As promised a couple of entries ago, reader Malcolm Barker has submitted some of his memories of Durban during WWII. I have put them up on a page here.

One of the interesting episodes that Malcolm remembers is a locust swarm which struck the beachfront. It's not something that can have happened too often in Durban, and we'd welcome hearing from anyone who knows anything more about it.

12 August 2010

Today, we've got a tale from Gavin Foster of the war medals belonging to a former mayoress of Pietermaritzburg and the devlopment of radar in South Africa during the early days of WWII. Read on to see what part Durban played in all of this...

22 August 2010

The first item on the agenda today is a request from Dulcie Ireland who wants to know if anyone has ever heard of Laddhouse (or, I suppose, Ladd House). It concerns a picture of her mother in law which was apparently taken at Laddhouse.
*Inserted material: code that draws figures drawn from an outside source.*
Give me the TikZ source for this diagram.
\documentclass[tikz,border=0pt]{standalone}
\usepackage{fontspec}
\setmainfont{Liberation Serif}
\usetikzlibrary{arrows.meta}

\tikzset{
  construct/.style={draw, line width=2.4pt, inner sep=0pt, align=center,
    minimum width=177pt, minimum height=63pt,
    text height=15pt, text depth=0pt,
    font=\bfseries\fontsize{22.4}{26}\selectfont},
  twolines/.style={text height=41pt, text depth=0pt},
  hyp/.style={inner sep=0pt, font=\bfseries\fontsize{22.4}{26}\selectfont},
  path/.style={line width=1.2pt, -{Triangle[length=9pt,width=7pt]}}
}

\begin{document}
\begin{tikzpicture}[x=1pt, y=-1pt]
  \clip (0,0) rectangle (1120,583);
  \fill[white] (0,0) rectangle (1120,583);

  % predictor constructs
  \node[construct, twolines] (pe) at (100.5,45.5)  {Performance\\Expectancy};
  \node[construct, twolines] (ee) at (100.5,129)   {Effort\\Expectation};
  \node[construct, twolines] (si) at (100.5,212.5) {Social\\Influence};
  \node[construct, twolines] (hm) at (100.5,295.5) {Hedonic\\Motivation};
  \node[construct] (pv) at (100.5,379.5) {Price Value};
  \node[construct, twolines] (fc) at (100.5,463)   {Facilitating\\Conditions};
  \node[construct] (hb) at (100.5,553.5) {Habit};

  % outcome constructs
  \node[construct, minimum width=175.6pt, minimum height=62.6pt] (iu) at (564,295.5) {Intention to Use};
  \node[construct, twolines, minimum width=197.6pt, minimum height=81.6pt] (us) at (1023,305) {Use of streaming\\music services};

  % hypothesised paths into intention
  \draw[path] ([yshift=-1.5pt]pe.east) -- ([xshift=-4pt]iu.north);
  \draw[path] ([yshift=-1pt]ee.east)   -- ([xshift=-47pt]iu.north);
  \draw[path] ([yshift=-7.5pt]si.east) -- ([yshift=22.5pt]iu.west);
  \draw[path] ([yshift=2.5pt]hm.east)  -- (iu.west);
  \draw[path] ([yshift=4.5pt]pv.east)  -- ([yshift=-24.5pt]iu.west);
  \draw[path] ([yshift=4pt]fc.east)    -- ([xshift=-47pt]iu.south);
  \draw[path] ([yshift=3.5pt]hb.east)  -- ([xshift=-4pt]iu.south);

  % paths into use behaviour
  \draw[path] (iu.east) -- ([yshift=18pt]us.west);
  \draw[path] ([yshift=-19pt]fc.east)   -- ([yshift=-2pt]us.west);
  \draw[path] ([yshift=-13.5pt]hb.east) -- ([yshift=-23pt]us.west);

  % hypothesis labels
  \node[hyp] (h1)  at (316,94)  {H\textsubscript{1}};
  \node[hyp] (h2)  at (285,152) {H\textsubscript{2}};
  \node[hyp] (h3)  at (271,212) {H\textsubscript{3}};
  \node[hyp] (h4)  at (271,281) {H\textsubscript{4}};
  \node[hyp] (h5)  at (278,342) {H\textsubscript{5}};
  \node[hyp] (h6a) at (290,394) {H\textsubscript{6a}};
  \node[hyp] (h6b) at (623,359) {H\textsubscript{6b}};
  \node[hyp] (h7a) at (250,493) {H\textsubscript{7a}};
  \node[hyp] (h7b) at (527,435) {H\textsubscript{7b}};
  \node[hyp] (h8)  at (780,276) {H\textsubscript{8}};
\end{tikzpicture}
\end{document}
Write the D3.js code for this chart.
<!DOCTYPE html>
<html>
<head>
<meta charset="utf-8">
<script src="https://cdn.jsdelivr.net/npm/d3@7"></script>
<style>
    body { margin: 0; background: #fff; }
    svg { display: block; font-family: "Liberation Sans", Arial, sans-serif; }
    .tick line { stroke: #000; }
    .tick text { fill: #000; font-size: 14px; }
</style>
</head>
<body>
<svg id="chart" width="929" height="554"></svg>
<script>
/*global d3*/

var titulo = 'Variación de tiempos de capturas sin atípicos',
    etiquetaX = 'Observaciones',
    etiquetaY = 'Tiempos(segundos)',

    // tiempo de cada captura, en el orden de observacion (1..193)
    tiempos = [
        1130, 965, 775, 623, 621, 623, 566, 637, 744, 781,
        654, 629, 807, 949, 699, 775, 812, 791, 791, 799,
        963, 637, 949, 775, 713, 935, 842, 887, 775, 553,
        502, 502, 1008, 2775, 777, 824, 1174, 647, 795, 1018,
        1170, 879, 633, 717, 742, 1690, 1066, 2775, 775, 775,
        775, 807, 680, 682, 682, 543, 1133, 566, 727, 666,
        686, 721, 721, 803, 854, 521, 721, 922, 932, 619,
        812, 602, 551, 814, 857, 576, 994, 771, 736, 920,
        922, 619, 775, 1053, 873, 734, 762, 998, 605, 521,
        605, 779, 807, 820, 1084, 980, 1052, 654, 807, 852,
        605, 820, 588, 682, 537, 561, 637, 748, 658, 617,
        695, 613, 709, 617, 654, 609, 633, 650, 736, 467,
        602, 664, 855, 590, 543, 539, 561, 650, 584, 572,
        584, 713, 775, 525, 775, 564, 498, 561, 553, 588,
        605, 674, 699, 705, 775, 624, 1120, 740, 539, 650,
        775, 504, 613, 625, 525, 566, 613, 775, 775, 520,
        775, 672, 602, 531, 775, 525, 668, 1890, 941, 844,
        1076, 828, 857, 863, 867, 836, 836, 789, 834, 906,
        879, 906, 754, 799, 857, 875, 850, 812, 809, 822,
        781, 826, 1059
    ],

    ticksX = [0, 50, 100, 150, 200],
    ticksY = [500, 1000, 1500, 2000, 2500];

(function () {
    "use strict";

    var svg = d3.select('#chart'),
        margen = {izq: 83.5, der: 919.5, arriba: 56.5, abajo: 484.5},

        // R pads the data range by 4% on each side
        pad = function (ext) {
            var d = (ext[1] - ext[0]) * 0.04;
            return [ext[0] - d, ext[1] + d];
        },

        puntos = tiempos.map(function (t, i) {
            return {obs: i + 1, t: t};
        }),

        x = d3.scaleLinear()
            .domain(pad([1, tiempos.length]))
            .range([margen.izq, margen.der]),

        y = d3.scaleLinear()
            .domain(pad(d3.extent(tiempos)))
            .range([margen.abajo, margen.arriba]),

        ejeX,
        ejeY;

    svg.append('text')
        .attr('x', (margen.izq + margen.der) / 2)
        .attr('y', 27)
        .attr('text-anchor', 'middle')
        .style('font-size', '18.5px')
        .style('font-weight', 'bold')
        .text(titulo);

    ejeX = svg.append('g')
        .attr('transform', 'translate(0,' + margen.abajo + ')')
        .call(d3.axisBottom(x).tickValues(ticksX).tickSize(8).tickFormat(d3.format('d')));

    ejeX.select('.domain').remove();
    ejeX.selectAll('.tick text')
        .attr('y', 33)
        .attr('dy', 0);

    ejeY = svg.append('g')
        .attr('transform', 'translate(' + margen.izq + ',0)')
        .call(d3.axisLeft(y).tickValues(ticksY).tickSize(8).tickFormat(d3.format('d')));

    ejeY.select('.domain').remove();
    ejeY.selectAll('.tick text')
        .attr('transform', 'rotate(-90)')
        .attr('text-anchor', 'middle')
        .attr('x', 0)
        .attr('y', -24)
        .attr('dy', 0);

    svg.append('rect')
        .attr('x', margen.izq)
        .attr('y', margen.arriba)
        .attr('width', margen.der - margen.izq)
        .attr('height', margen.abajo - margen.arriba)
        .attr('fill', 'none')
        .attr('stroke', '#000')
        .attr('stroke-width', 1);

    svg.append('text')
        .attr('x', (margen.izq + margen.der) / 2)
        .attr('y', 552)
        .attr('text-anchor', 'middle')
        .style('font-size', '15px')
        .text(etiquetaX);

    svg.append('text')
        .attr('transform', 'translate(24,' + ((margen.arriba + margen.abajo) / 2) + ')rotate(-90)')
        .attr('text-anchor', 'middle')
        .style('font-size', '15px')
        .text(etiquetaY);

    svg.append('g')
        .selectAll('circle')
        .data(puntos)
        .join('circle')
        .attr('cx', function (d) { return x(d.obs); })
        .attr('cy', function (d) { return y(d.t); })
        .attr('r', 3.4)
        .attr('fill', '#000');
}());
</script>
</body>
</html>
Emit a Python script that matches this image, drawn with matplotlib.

I've had a couple of very interesting e-mails from my informant Glynnis, who has set down some of her memories of the Durban social scene in the 1950s and 1960s. They have been posted on her page here.

3 October 2010

September seems to have passed me by completely so I'll have to make a special effort this month. The first item comes from my informant Glynnis, who sent along a couple of photos including one of the famous Le Macabre night spot at the Butterworth Hotel in Soldiers Way. I put them up on her page here.

I also received a contribution from Dave Sievewright at the NSRI concerning his experiences aboard the naval vessel SAS Durban. I have added them to the big page on vessels that have been called Durban.

My informant Ken Blackie sent in a list of Durban venues and bands from the 1950s and 1960s. I have put them up here on the Rock 'n' Roll (Cookie Look) page here, in the hope they'll spark more memories.

I received the following great 1961 picture from Etienne Du Plessis, showing the front of the Playhouse and beyond it on the corner of Aliwal Street, the Metro Cinema. I have put it up on the second cinemas page here.

Etienne was also kind enough to include this 1953 beachfront picture which I have put on the main Beachfront/Entertainment contents page here.

*** Does anyone know the whereabouts of Mervyn "Merve-the-Swerve" Gray, who used to hang out at the old Caister Hotel in Musgrave Rd?

10 November 2010

I've had another short contribution from reader Malcolm Barker. He writes of his memories of the Playhouse which he visited shortly before his family left Durban in 1946. He even still his cinema ticket from that day.cpmmemorating that day. I've posted the stuff on his page here.

David Rastall asks if anyone can remember a nightclub singer / piano player from 50's in Durban named Bill Williams. David used to have an LP of him recorded live at the Hotel Edward in 1959.

He would also be interested to know if anyone remembers a pop group, he thinks from Johannesburg, from around 1959, and called The Sillouettes. They were featured on the Radio Record Club a few times back then. I was able to put David onto a page on The Silhouettes on SA the Rock Encyclopaedia.

Added 7 October 2012: See here for a reply to David's first question.


Cathy Tosh wrote in with a few extra details about a Harvard crash on the Bluff in 1962. See here.